======== RECORDS FOR THE EXERCISE ========

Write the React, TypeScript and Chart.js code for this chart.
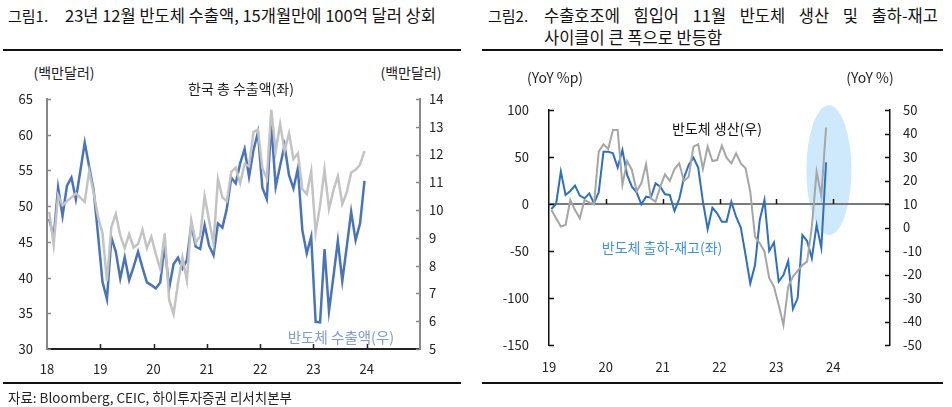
import React, { useEffect, useRef } from 'react';
import { Chart, registerables } from 'chart.js';
Chart.register(...registerables);

const FONT = '"Noto Sans CJK KR", "Noto Sans", sans-serif';

// ---- Figure 1: Korean exports (left, bn USD) and semiconductor exports (right, bn USD), monthly from Jan 2018
const years1 = ['18', '19', '20', '21', '22', '23', '24'];
const totalExports = [
  49.2, 44.6, 51.5, 50.1, 50.7, 51.2, 51.8, 51.2, 50.6, 54.9, 51.9, 48.5,
  46.2, 39.5, 47.1, 48.9, 45.9, 44.1, 46.1, 44.2, 44.7, 46.7, 44.1, 45.7,
  43.3, 41.2, 46.2, 36.9, 34.9, 39.2, 42.8, 39.6, 48.0, 44.9, 45.8, 51.4,
  48.0, 44.8, 53.8, 51.2, 50.7, 54.8, 55.4, 53.2, 55.9, 55.6, 60.4, 60.7,
  55.3, 53.9, 63.5, 57.7, 61.5, 57.7, 60.2, 56.6, 57.4, 52.4, 51.7, 54.9,
  46.3, 50.1, 55.1, 49.6, 52.2, 54.2, 50.3, 51.9, 54.7, 55.1, 55.8, 57.7,
];
const semiExports = [
  9.68, 9.01, 10.81, 9.79, 10.88, 11.17, 10.39, 11.4, 12.43, 11.56, 10.72, 9.1,
  7.42, 6.8, 9.01, 8.5, 7.54, 8.3, 7.48, 7.96, 8.5, 7.93, 7.4, 7.3,
  7.18, 7.39, 8.74, 7.18, 8.05, 8.29, 7.9, 8.2, 9.49, 8.68, 8.6, 9.46,
  8.72, 8.38, 9.52, 9.37, 10.06, 11.17, 10.96, 11.68, 12.2, 11.2, 12.16, 12.8,
  10.81, 10.4, 13.12, 10.84, 11.6, 12.34, 11.26, 10.78, 11.5, 9.28, 8.44, 9.04,
  5.98, 5.96, 8.6, 6.37, 7.6, 8.89, 7.45, 8.68, 9.94, 8.92, 9.52, 11.05,
];

// ---- Figure 2: semiconductor shipment-inventory gap (left, %p) and production (right, %), monthly from Jan 2019
const years2 = ['19', '20', '21', '22', '23', '24'];
const shipInvGap = [
  -5.3, 0, 34.4, 9.6, 13.8, 19.5, 8.9, 6.0, 11.3, 0.7, 12.4, 55.7,
  55.7, 53.9, 38.7, 57.4, 30.9, 18.4, 12.4, -0.4, 7.8, 6.7, 22.0, 18.4,
  10.3, 9.6, -7.4, 5.3, 28.0, 41.5, 49.3, 38.7, 2.5, -26.6, -3.9, -9.9,
  -18.8, -18.8, 2.5, -13.5, -25.2, -54.3, -84.4, -64.9, -17.0, 4.3, -50.0, -40.8,
  -82.6, -75.5, -60.6, -111.7, -100.4, -33.0, -39.4, -57.8, -22.3, -46.5, 44.3,
];
const semiProduction = [
  7.4, 3.9, 0.4, 1.1, 11.7, 7.4, 3.9, 11.7, 10.7, 9.9, 32.3, 35.4,
  33.4, 41.5, 41.5, 18.1, 28.3, 24.5, 15.5, 18.8, 26.9, 12.4, 11.0, 17.4,
  22.6, 19.8, 24.9, 27.3, 19.8, 21.6, 34.4, 35.4, 24.9, 34.4, 28.3, 28.7,
  34.8, 29.7, 27.3, 31.6, 27.3, 25.2, 15.2, -3.9, -6.7, -10.3, -21.6, -25.2,
  -33.0, -41.5, -25.2, -20.9, -18.5, -16.0, -14.5, 0.4, 23.8, 13.5, 42.5,
];

const toPoints = (arr: number[]) => arr.map((v, i) => ({ x: i + 0.5, y: v }));

const axisDeco = {
  id: 'axisDeco',
  beforeDatasetsDraw(chart: any, _a: any, opts: any) {
    const { ctx, chartArea: a } = chart;
    if (opts.ellipse) {
      const e = opts.ellipse;
      const xs = chart.scales.x;
      const ys = chart.scales.y;
      const cx = xs.getPixelForValue(e.x);
      const cy = ys.getPixelForValue(e.y);
      const rx = Math.abs(xs.getPixelForValue(e.x + e.dx) - cx);
      const ry = Math.abs(ys.getPixelForValue(e.y + e.dy) - cy);
      ctx.save();
      ctx.fillStyle = e.color;
      ctx.beginPath();
      ctx.ellipse(cx, cy, rx, ry, 0, 0, Math.PI * 2);
      ctx.fill();
      ctx.restore();
    }
    if (opts.zeroLine) {
      const z = opts.zeroLine;
      const py = chart.scales.y.getPixelForValue(0);
      ctx.save();
      ctx.strokeStyle = z.color;
      ctx.lineWidth = z.width;
      ctx.beginPath();
      ctx.moveTo(a.left, py);
      ctx.lineTo(a.right, py);
      ctx.stroke();
      ctx.restore();
    }
  },
  afterDatasetsDraw(chart: any, _a: any, opts: any) {
    const { ctx, chartArea: a } = chart;
    (opts.ticks || []).forEach((t: any) => {
      const s = chart.scales[t.id];
      ctx.save();
      ctx.strokeStyle = t.color;
      ctx.lineWidth = t.width;
      s.ticks.forEach((tk: any) => {
        if (t.skip && t.skip.includes(tk.value)) return;
        const p = Math.round(s.getPixelForValue(tk.value)) + 0.5;
        ctx.beginPath();
        if (t.side === 'left') {
          ctx.moveTo(a.left, p);
          ctx.lineTo(a.left + t.len, p);
        } else if (t.side === 'right') {
          ctx.moveTo(a.right, p);
          ctx.lineTo(a.right - t.len, p);
        } else if (t.side === 'bottom') {
          ctx.moveTo(p, a.bottom);
          ctx.lineTo(p, a.bottom - t.len);
        } else if (t.side === 'zero') {
          const py = chart.scales.y.getPixelForValue(0);
          ctx.moveTo(p, py);
          ctx.lineTo(p, py - t.len);
        }
        ctx.stroke();
      });
      ctx.restore();
    });
  },
};

function ChartCanvas({ config, left, top, width, height }: any) {
  const ref = useRef<HTMLCanvasElement | null>(null);
  useEffect(() => {
    const c = new Chart(ref.current as HTMLCanvasElement, config);
    return () => c.destroy();
  }, []);
  return (
    <canvas
      ref={ref}
      width={width}
      height={height}
      style={{ position: 'absolute', left, top, width, height }}
    />
  );
}

const tickFont = { family: FONT, size: 13 };
const tickColor = '#222';

const fixW = (w: number) => (s: any) => {
  s.width = w;
  s.paddingTop = 0;
  s.paddingBottom = 0;
};
const fixH = (h: number) => (s: any) => {
  s.height = h;
  s.paddingLeft = 0;
  s.paddingRight = 0;
};

const config1: any = {
  type: 'line',
  data: {
    datasets: [
      {
        data: toPoints(totalExports),
        yAxisID: 'y',
        borderColor: '#c3c3c3',
        borderWidth: 2.5,
        pointRadius: 0,
        tension: 0,
      },
      {
        data: toPoints(semiExports),
        yAxisID: 'y1',
        borderColor: '#4a74b9',
        borderWidth: 2.5,
        pointRadius: 0,
        tension: 0,
      },
    ],
  },
  options: {
    responsive: false,
    animation: false,
    layout: { autoPadding: false, padding: { top: 9, left: 0, right: 0, bottom: 0 } },
    plugins: {
      legend: { display: false },
      tooltip: { enabled: false },
      axisDeco: {
        ticks: [
          { id: 'y', side: 'left', len: 4, color: '#888', width: 1.5 },
          { id: 'y1', side: 'right', len: 4, color: '#888', width: 1.5 },
          { id: 'x', side: 'bottom', len: 5, color: '#222', width: 1.5, skip: [0, 84] },
        ],
      },
    },
    scales: {
      x: {
        type: 'linear',
        min: 0,
        max: 84,
        afterFit: fixH(36),
        grid: { display: false, drawTicks: false },
        border: { display: true, color: '#222', width: 2 },
        ticks: {
          stepSize: 12,
          autoSkip: false,
          maxRotation: 0,
          padding: 12,
          font: tickFont,
          color: tickColor,
          callback: (v: number) => (v % 12 === 0 && v / 12 < years1.length ? years1[v / 12] : ''),
        },
      },
      y: {
        position: 'left',
        min: 30,
        max: 65,
        afterFit: fixW(47),
        grid: { display: false, drawTicks: false },
        border: { display: true, color: '#888', width: 2 },
        ticks: { stepSize: 5, padding: 14, font: tickFont, color: tickColor },
      },
      y1: {
        position: 'right',
        min: 5,
        max: 14,
        afterFit: fixW(56),
        grid: { display: false, drawTicks: false },
        border: { display: true, color: '#888', width: 2 },
        ticks: { stepSize: 1, padding: 9, font: tickFont, color: tickColor },
      },
    },
  },
  plugins: [axisDeco],
};

const config2: any = {
  type: 'line',
  data: {
    datasets: [
      {
        data: toPoints(semiProduction),
        yAxisID: 'y1',
        borderColor: '#a6a6a6',
        borderWidth: 2,
        pointRadius: 0,
        tension: 0,
      },
      {
        data: toPoints(shipInvGap),
        yAxisID: 'y',
        borderColor: '#2f6fc0',
        borderWidth: 2,
        pointRadius: 0,
        tension: 0,
      },
    ],
  },
  options: {
    responsive: false,
    animation: false,
    layout: { autoPadding: false, padding: { top: 15, left: 0, right: 0, bottom: 0 } },
    plugins: {
      legend: { display: false },
      tooltip: { enabled: false },
      axisDeco: {
        ellipse: { x: 59.1, y: 36, dx: 4.75, dy: 69, color: '#cde9fb' },
        zeroLine: { color: '#7a7a7a', width: 2 },
        ticks: [
          { id: 'y', side: 'left', len: 5, color: '#111', width: 1.5 },
          { id: 'y1', side: 'right', len: 5, color: '#111', width: 1.5 },
          { id: 'x', side: 'zero', len: 5, color: '#111', width: 1.5, skip: [0, 72] },
        ],
      },
    },
    scales: {
      x: {
        type: 'linear',
        min: 0,
        max: 72,
        afterFit: fixH(40),
        grid: { display: false, drawTicks: false },
        border: { display: false },
        ticks: {
          stepSize: 12,
          autoSkip: false,
          maxRotation: 0,
          padding: 14,
          font: tickFont,
          color: tickColor,
          callback: (v: number) => (v % 12 === 0 && v / 12 < years2.length ? years2[v / 12] : ''),
        },
      },
      y: {
        position: 'left',
        min: -150,
        max: 100,
        afterFit: fixW(73),
        grid: { display: false, drawTicks: false },
        border: { display: true, color: '#111', width: 1.5 },
        ticks: { stepSize: 50, padding: 20, font: tickFont, color: tickColor },
      },
      y1: {
        position: 'right',
        min: -50,
        max: 50,
        afterFit: fixW(62),
        grid: { display: false, drawTicks: false },
        border: { display: true, color: '#111', width: 1.5 },
        ticks: { stepSize: 10, padding: 13, font: tickFont, color: tickColor },
      },
    },
  },
  plugins: [axisDeco],
};

function T({ x, y, children, size = 14, color = '#222', align = 'left', style = {} }: any) {
  const tr = align === 'center' ? 'translate(-50%, -50%)' : align === 'right' ? 'translate(-100%, -50%)' : 'translate(0, -50%)';
  return (
    <div
      style={{
        position: 'absolute',
        left: x,
        top: y,
        transform: tr,
        fontFamily: FONT,
        fontSize: size,
        color,
        whiteSpace: 'nowrap',
        lineHeight: 1,
        ...style,
      }}
    >
      {children}
    </div>
  );
}

function Rule({ x1, x2, y }: any) {
  return <div style={{ position: 'absolute', left: x1, top: y - 1, width: x2 - x1, height: 2, background: '#111' }} />;
}

export default function App() {
  const words2 = ['수출호조에', '힘입어', '11월', '반도체', '생산', '및', '출하-재고'];
  return (
    <div style={{ position: 'absolute', left: 0, top: 0, width: 952, height: 407, background: '#fff', overflow: 'hidden' }}>
      {/* Figure 1 */}
      <T x={8} y={15} size={15} color="#111">그림1.</T>
      <T x={65} y={15} size={16.5} color="#111">23년 12월 반도체 수출액, 15개월만에 100억 달러 상회</T>
      <Rule x1={3} x2={461} y={50} />
      <ChartCanvas config={config1} left={0} top={90} width={476} height={295} />
      <T x={64} y={72} align="center">(백만달러)</T>
      <T x={411} y={72} align="center">(백만달러)</T>
      <T x={241} y={88} align="center">한국 총 수출액(좌)</T>
      <T x={341} y={337} align="center" color="#7f9ccc" size={14.5}>반도체 수출액(우)</T>
      <Rule x1={3} x2={461} y={383} />
      <T x={8} y={398} size={13.5} color="#222">자료: Bloomberg, CEIC, 하이투자증권 리서치본부</T>

      {/* Figure 2 */}
      <T x={488} y={15} size={15} color="#111">그림2.</T>
      <div
        style={{
          position: 'absolute',
          left: 544,
          top: 15,
          width: 394,
          transform: 'translate(0, -50%)',
          display: 'flex',
          justifyContent: 'space-between',
          fontFamily: FONT,
          fontSize: 16.5,
          lineHeight: 1,
          color: '#111',
          whiteSpace: 'nowrap',
        }}
      >
        {words2.map((w) => (
          <span key={w}>{w}</span>
        ))}
      </div>
      <T x={544} y={37} size={16.5} color="#111">사이클이 큰 폭으로 반등함</T>
      <Rule x1={482} x2={943} y={50} />
      <ChartCanvas config={config2} left={476} top={95} width={476} height={290} />
      <T x={555} y={77} align="center">(YoY %p)</T>
      <T x={870} y={77} align="center">(YoY %)</T>
      <T x={717} y={128} align="center" color="#111" size={14}>반도체 생산(우)</T>
      <T x={662} y={247} align="center" color="#3d93dc" size={14}>반도체 출하-재고(좌)</T>
      <Rule x1={482} x2={943} y={383} />
    </div>
  );
}
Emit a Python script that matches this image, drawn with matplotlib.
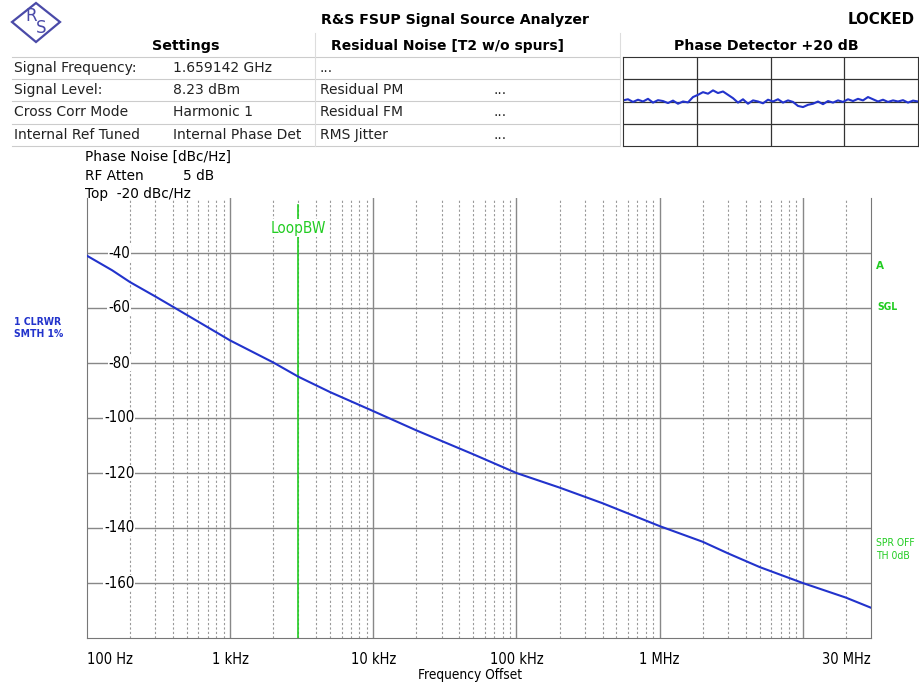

========

YOUR OBJECTIVE:
From the listing above, copy out each line where the word "React" appears.

WORKED SOLUTION:
Write the React, TypeScript and Chart.js code for this chart.
import React, { useEffect, useRef } from 'react';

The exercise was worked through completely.